* **PROMPT**:
Write out each line from the data below that includes the word "with".

* **SOURCE EXCERPT**:
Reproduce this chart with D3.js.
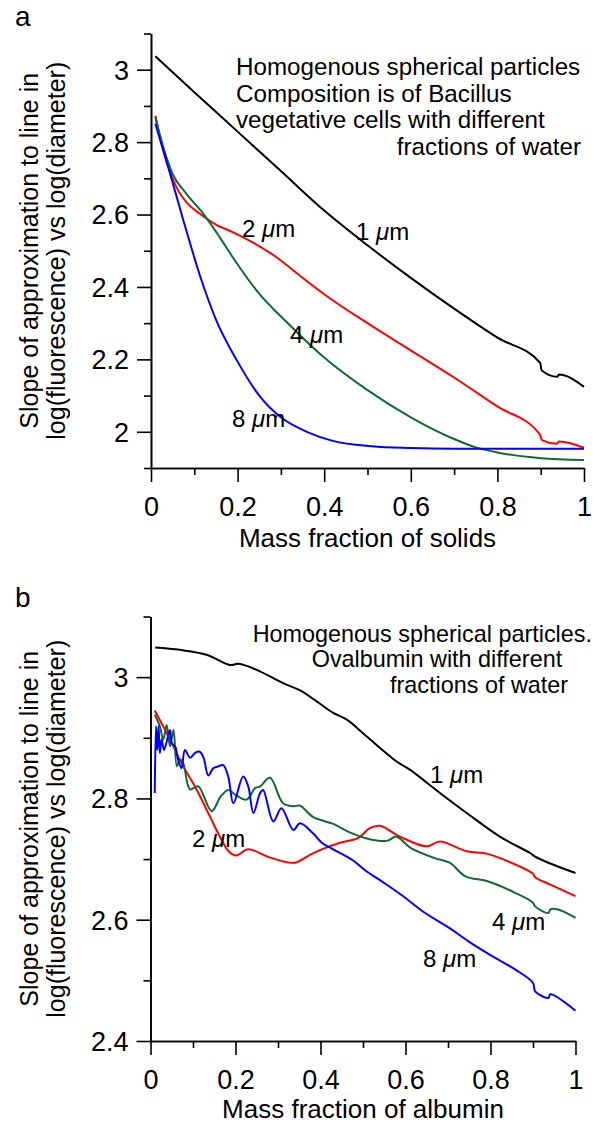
<!DOCTYPE html>
<html><head><meta charset="utf-8">
<script src="https://cdn.jsdelivr.net/npm/d3@7"></script>
<style>
html,body{margin:0;padding:0;background:#fff;}
svg text{font-family:"Liberation Sans",Arial,sans-serif;fill:#000;}
</style></head>
<body><svg id="c" width="607" height="1128"></svg>
<script>
// ---------- DATA ----------
const xTicks = [0, 0.2, 0.4, 0.6, 0.8, 1];
const xMinor = [0.1, 0.3, 0.5, 0.7, 0.9];
const aYTicks = [2, 2.2, 2.4, 2.6, 2.8, 3];
const aYMinor = [1.9, 2.1, 2.3, 2.5, 2.7, 2.9, 3.1];
const bYTicks = [2.4, 2.6, 2.8, 3];
const bYMinor = [2.5, 2.7, 2.9, 3.1];

// Panel a
const a1x = [0.01,0.1,0.2,0.3,0.4,0.5,0.6,0.7,0.8,0.899,0.902,0.938,0.942,1.0];
const a1y = [3.037,2.938,2.829,2.720,2.611,2.515,2.425,2.34,2.26,2.190,2.170,2.152,2.158,2.124];
const a2x = [0.01,0.03,0.059,0.085,0.113,0.15,0.19,0.235,0.29,0.344,0.4,0.5,0.6,0.7,0.8,0.898,0.903,0.937,0.943,1.0];
const a2y = [2.873,2.77,2.675,2.63,2.602,2.572,2.551,2.523,2.482,2.431,2.38,2.30,2.225,2.15,2.07,1.993,1.977,1.967,1.973,1.956];
const a4x = [0.01,0.03,0.05,0.08,0.121,0.16,0.19,0.244,0.32,0.4,0.5,0.6,0.7,0.75,0.8,0.9,1.0];
const a4y = [2.869,2.78,2.712,2.66,2.602,2.535,2.48,2.39,2.295,2.205,2.115,2.04,1.98,1.957,1.943,1.927,1.922];
const a8x = [0.01,0.04,0.075,0.117,0.15,0.197,0.25,0.3,0.36,0.42,0.51,0.6,0.7,1.0];
const a8y = [2.851,2.73,2.583,2.417,2.31,2.2,2.10,2.04,2.00,1.975,1.96,1.955,1.953,1.953];

// Panel b
const b1x = [0.011,0.069,0.132,0.187,0.207,0.25,0.312,0.352,0.391,0.43,0.462,0.509,0.579,0.611,0.681,0.744,0.822,0.893,0.905,0.936,1.0];
const b1y = [3.049,3.045,3.037,3.020,3.022,3.012,2.990,2.978,2.960,2.941,2.930,2.902,2.861,2.847,2.809,2.776,2.737,2.710,2.704,2.694,2.677];
const b2x = [0.01,0.038,0.077,0.109,0.14,0.167,0.185,0.202,0.23,0.284,0.339,0.375,0.403,0.446,0.489,0.516,0.54,0.587,0.65,0.681,0.744,0.791,0.832,0.9,0.905,0.941,1.0];
const b2y = [2.945,2.908,2.853,2.814,2.770,2.732,2.712,2.706,2.716,2.702,2.694,2.707,2.716,2.727,2.735,2.751,2.755,2.737,2.721,2.729,2.713,2.709,2.699,2.676,2.670,2.658,2.639];
const b4x = [0.01,0.022,0.03,0.038,0.046,0.054,0.062,0.069,0.077,0.093,0.112,0.144,0.165,0.183,0.2,0.226,0.246,0.258,0.281,0.312,0.336,0.352,0.383,0.43,0.469,0.509,0.556,0.579,0.611,0.667,0.704,0.74,0.795,0.859,0.9,0.905,0.936,0.941,0.959,1.0];
const b4y = [2.938,2.919,2.897,2.921,2.886,2.913,2.853,2.864,2.858,2.815,2.820,2.779,2.803,2.814,2.806,2.798,2.817,2.820,2.834,2.792,2.787,2.788,2.769,2.758,2.744,2.734,2.730,2.737,2.719,2.702,2.694,2.672,2.663,2.644,2.628,2.622,2.611,2.617,2.617,2.603];
const b8x = [0.01,0.013,0.016,0.019,0.022,0.026,0.032,0.042,0.046,0.05,0.058,0.065,0.073,0.081,0.093,0.105,0.116,0.125,0.136,0.148,0.16,0.171,0.183,0.195,0.218,0.23,0.242,0.258,0.265,0.289,0.308,0.336,0.352,0.383,0.403,0.43,0.476,0.508,0.549,0.594,0.64,0.704,0.749,0.804,0.858,0.9,0.905,0.936,0.941,1.0];
const b8y = [2.809,2.919,2.880,2.919,2.875,2.897,2.880,2.905,2.913,2.891,2.886,2.864,2.850,2.880,2.867,2.875,2.877,2.867,2.838,2.850,2.853,2.855,2.836,2.792,2.836,2.820,2.776,2.809,2.814,2.762,2.784,2.748,2.759,2.742,2.727,2.716,2.698,2.680,2.661,2.639,2.614,2.586,2.564,2.540,2.518,2.496,2.482,2.471,2.477,2.450];

const colors = {k:"#000000", r:"#ff0000", g:"#116b31", b:"#0000ff"};

// ---------- DRAW ----------
const svg = d3.select("#c");
const FS_TICK = 27, FS_XTITLE = 26, FS_YTITLE = 25;

function panel(cfg){
  const x = d3.scaleLinear().domain([0,1]).range(cfg.xr);
  const y = d3.scaleLinear().domain(cfg.yd).range(cfg.yr);
  const g = svg.append("g");
  g.append("g").attr("transform",`translate(0,${cfg.yr[0]})`)
    .call(d3.axisBottom(x).tickValues(xMinor).tickSize(7).tickSizeOuter(0).tickFormat(""));
  g.append("g").attr("transform",`translate(${cfg.xr[0]},0)`)
    .call(d3.axisLeft(y).tickValues(cfg.yMinor).tickSize(7).tickSizeOuter(0).tickFormat(""));
  const xa = g.append("g").attr("transform",`translate(0,${cfg.yr[0]})`)
    .call(d3.axisBottom(x).tickValues(xTicks).tickSize(14).tickSizeOuter(0).tickPadding(9).tickFormat(d3.format("~g")));
  const ya = g.append("g").attr("transform",`translate(${cfg.xr[0]},0)`)
    .call(d3.axisLeft(y).tickValues(cfg.yTicks).tickSize(14).tickSizeOuter(0).tickPadding(8).tickFormat(d3.format("~g")));
  g.selectAll(".domain").attr("stroke","#000").attr("stroke-width",1.6);
  g.selectAll(".tick line").attr("stroke","#000").attr("stroke-width",1.6);
  g.selectAll(".tick text").attr("font-size",FS_TICK).attr("font-family","Liberation Sans, Arial, sans-serif").attr("fill","#000");
  xa.selectAll(".tick text").attr("dy","0.92em");
  ya.selectAll(".tick text").attr("dy","0.35em");
  const line = d3.line().x(d=>x(d[0])).y(d=>y(d[1])).curve(cfg.curve);
  cfg.series.forEach(s=>{
    const pts = s.x.map((v,i)=>[v,s.y[i]]);
    g.append("path").attr("d",line(pts)).attr("fill","none")
      .attr("stroke",s.c).attr("stroke-width",2).attr("stroke-linejoin","round");
  });
  g.append("text").attr("x",(cfg.xr[0]+cfg.xr[1])/2).attr("y",cfg.xtY)
    .attr("text-anchor","middle").attr("font-size",FS_XTITLE).text(cfg.xTitle);
  const cy = (cfg.yr[0]+cfg.yr[1])/2;
  g.append("text").attr("transform",`translate(${cfg.yt1X},${cy}) rotate(-90)`)
    .attr("text-anchor","middle").attr("font-size",FS_YTITLE).text("Slope of approximation to line in");
  g.append("text").attr("transform",`translate(${cfg.yt2X},${cy}) rotate(-90)`)
    .attr("text-anchor","middle").attr("font-size",FS_YTITLE).text("log(fluorescence) vs log(diameter)");
  g.append("text").attr("x",15).attr("y",cfg.letterY).attr("font-size",28).text(cfg.letter);
  cfg.notes.forEach(n=>{
    g.append("text").attr("x",n[0]).attr("y",n[1]).attr("text-anchor",n[3]||"start")
      .attr("font-size",cfg.noteFS).text(n[2]);
  });
  cfg.labels.forEach(l=>{
    const t = g.append("text").attr("x",l[0]).attr("y",l[1]).attr("font-size",24);
    t.append("tspan").text(l[2]+" ");
    t.append("tspan").attr("font-style","italic").text("\u03bc");
    t.append("tspan").text("m");
  });
}

panel({
  xr:[151,584], yd:[1.9,3.1], yr:[468,33.5], yTicks:aYTicks, yMinor:aYMinor,
  curve:d3.curveMonotoneX,
  series:[{x:a1x,y:a1y,c:colors.k},{x:a2x,y:a2y,c:colors.r},{x:a4x,y:a4y,c:colors.g},{x:a8x,y:a8y,c:colors.b}],
  xTitle:"Mass fraction of solids", xtY:547, yt1X:38, yt2X:65,
  letter:"a", letterY:26, noteFS:24.2,
  notes:[[236,75,"Homogenous spherical particles"],[236,101.7,"Composition is of Bacillus"],
         [236,128.3,"vegetative cells with different"],[581,155,"fractions of water","end"]],
  labels:[[356,240,"1"],[242,237,"2"],[290,343,"4"],[232,427,"8"]]
});

panel({
  xr:[150.5,575.5], yd:[2.4,3.1], yr:[1041,616.5], yTicks:bYTicks, yMinor:bYMinor,
  curve:d3.curveCatmullRom.alpha(0.5),
  series:[{x:b1x,y:b1y,c:colors.k},{x:b2x,y:b2y,c:colors.r},{x:b4x,y:b4y,c:colors.g},{x:b8x,y:b8y,c:colors.b}],
  xTitle:"Mass fraction of albumin", xtY:1118, yt1X:38, yt2X:65,
  letter:"b", letterY:607, noteFS:23.4,
  notes:[[592,641.7,"Homogenous spherical particles.","end"],[311.7,667,"Ovalbumin with different"],
         [390,693,"fractions of water"]],
  labels:[[430,782.7,"1"],[192,847,"2"],[492,930,"4"],[423,966.7,"8"]]
});
</script></body></html>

* **SOLUTION**:
Reproduce this chart with D3.js.
         [236,128.3,"vegetative cells with different"],[581,155,"fractions of water","end"]],
  notes:[[592,641.7,"Homogenous spherical particles.","end"],[311.7,667,"Ovalbumin with different"],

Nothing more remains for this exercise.